# start of RECORDED INFORMATION
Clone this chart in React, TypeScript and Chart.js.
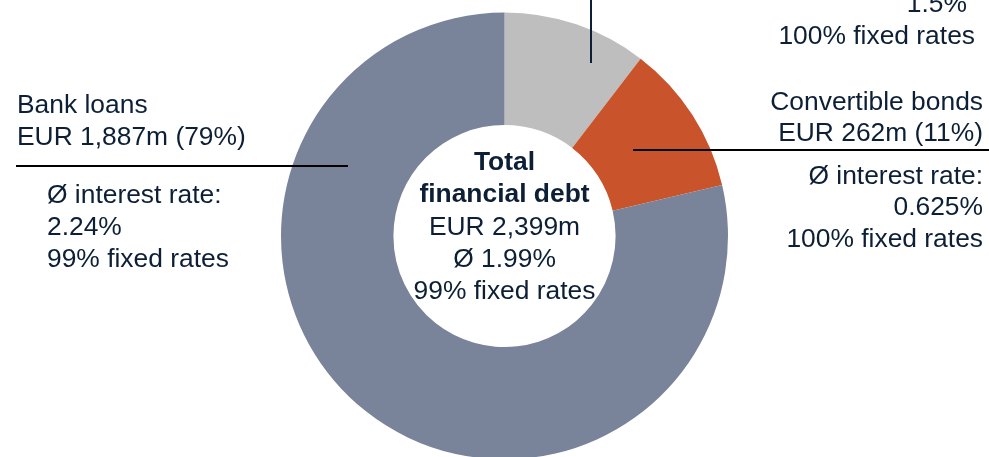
import React, { useEffect, useRef } from 'react';
import { Chart, registerables } from 'chart.js';

Chart.register(...registerables);

// Data
const categories = ['Other financial debt', 'Convertible bonds', 'Bank loans'];
const values = [250, 262, 1887];
const colors = ['#BEBEBE', '#C9532A', '#79839A'];

// Text
const centerBold = ['Total', 'financial debt'];
const centerLines = ['EUR 2,399m', 'Ø 1.99%', '99% fixed rates'];
const bankHead = ['Bank loans', 'EUR 1,887m (79%)'];
const bankDetail = ['Ø interest rate:', '2.24%', '99% fixed rates'];
const convHead = ['Convertible bonds', 'EUR 262m (11%)'];
const convDetail = ['Ø interest rate:', '0.625%', '100% fixed rates'];
const topDetail = ['1.5%', '100% fixed rates'];

const FONT = '"Liberation Sans", Arial, sans-serif';
const TEXT = '#0C1F35';
const SIZE = 26.4;
const LH = 31.8;

const labelPlugin = {
  id: 'labels',
  afterDraw(chart: any) {
    const ctx = chart.ctx as CanvasRenderingContext2D;
    const arc = chart.getDatasetMeta(0).data[0];
    const cx = arc.x;
    const cy = arc.y;
    ctx.save();
    ctx.fillStyle = TEXT;
    ctx.textBaseline = 'alphabetic';

    // center
    ctx.textAlign = 'center';
    ctx.font = `bold ${SIZE}px ${FONT}`;
    centerBold.forEach((t, i) => ctx.fillText(t, cx, cy - 66 + i * LH));
    ctx.font = `${SIZE}px ${FONT}`;
    centerLines.forEach((t, i) => ctx.fillText(t, cx, cy - 1 + i * LH));

    // bank loans (left)
    ctx.textAlign = 'left';
    bankHead.forEach((t, i) => ctx.fillText(t, 17, 113 + i * LH));
    bankDetail.forEach((t, i) => ctx.fillText(t, 47, 203 + i * LH));

    // convertible bonds (right)
    ctx.textAlign = 'right';
    convHead.forEach((t, i) => ctx.fillText(t, 983, 109.5 + i * LH));
    convDetail.forEach((t, i) => ctx.fillText(t, 983, 183.5 + i * LH));

    // top right (cut off)
    ctx.fillText(topDetail[0], 967, 12);
    ctx.fillText(topDetail[1], 975, 44);

    // leader lines
    ctx.lineWidth = 2;
    ctx.strokeStyle = '#000000';
    ctx.beginPath();
    ctx.moveTo(16, 166);
    ctx.lineTo(348, 166);
    ctx.moveTo(633, 150);
    ctx.lineTo(989, 150);
    ctx.stroke();
    ctx.strokeStyle = TEXT;
    ctx.beginPath();
    ctx.moveTo(591, 0);
    ctx.lineTo(591, 63);
    ctx.stroke();
    ctx.restore();
  },
};

export default function App() {
  const ref = useRef<HTMLCanvasElement>(null);
  useEffect(() => {
    if (!ref.current) return;
    const chart = new Chart(ref.current, {
      type: 'doughnut',
      data: {
        labels: categories,
        datasets: [
          {
            data: values,
            backgroundColor: colors,
            borderWidth: 0,
            clip: false as any,
          },
        ],
      },
      options: {
        responsive: false,
        animation: false,
        cutout: '49.7%',
        layout: { padding: { top: 12.5, bottom: 0.5, left: 20, right: 0 } },
        plugins: {
          legend: { display: false },
          tooltip: { enabled: false },
        },
      },
      plugins: [labelPlugin],
    });
    return () => chart.destroy();
  }, []);
  return (
    <div style={{ position: 'fixed', left: 0, top: 0, width: 989, height: 457, overflow: 'hidden', background: '#fff' }}>
      <canvas ref={ref} width={989} height={460} style={{ display: 'block', width: 989, height: 460 }} />
    </div>
  );
}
# end of RECORDED INFORMATION
SHORT EXERCISE: Write out exactly the lines between the start of the data and the line with "Chart.register(...registerables);", including both, but none of the pictures.

PROBLEM SOLUTION:
Clone this chart in React, TypeScript and Chart.js.
import React, { useEffect, useRef } from 'react';
import { Chart, registerables } from 'chart.js';

Chart.register(...registerables);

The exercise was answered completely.